"May my prayer be set before you like incense; may the lifting up of my hands be like the evening sacrifice." (Psalm 141:2)
Psalm 141 is an evening psalm, a petition for God to hear the prayer that rises like incense and to accept the lifted hands like the evening sacrifice. This beautiful image, which the Church adopted into the liturgy of Vespers from the earliest centuries, presents prayer as sacrifice: the offering of the self to God through the medium of word and gesture, rising as incense rises, accepted as the Temple offering was accepted. The Catechism calls incense a symbol of prayer in both testaments, and the image of Revelation 8:4 confirms it: the smoke of the incense together with the prayers of all the saints rose before God (CCC 2581).
The psalm then becomes a petition for interior virtue: set a guard over my mouth, LORD, keep watch over the door of my lips. This is the prayer of the person who knows that the greatest danger to the community often comes from within, from the tongue that flatters, that speaks without thinking, that wounds without intending. Let me not eat of the delicacies of those who do evil; let me not be drawn into fellowship with wickedness. The psalm ends with trust in the LORD as refuge, the eyes still toward him even in distress.
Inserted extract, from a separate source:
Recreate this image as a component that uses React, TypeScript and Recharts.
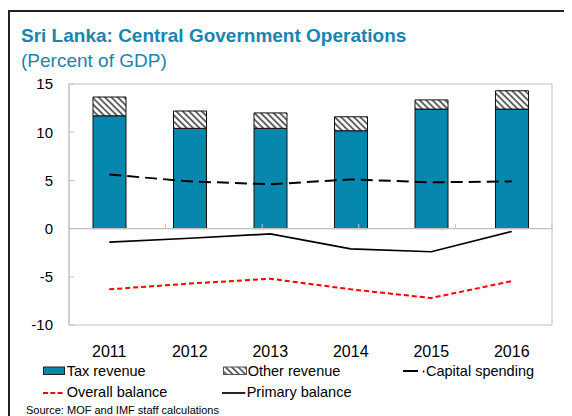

Brothers and sisters, the evening sacrifice of Psalm 141 is the Liturgy of the Hours at Vespers, offered in churches and monasteries and by faithful lay people every evening around the world. Join that great choir even briefly each evening. Light incense if you have it. Lift your hands. Let your prayer rise before God with the whole Church as the sun sets.
Lord God, may my prayer be set before you like incense and the lifting of my hands like the evening sacrifice. Set a guard over my mouth and keep watch over the door of my lips. My eyes are fixed on you, LORD my God; in you I take refuge. Through Christ our Lord. Amen.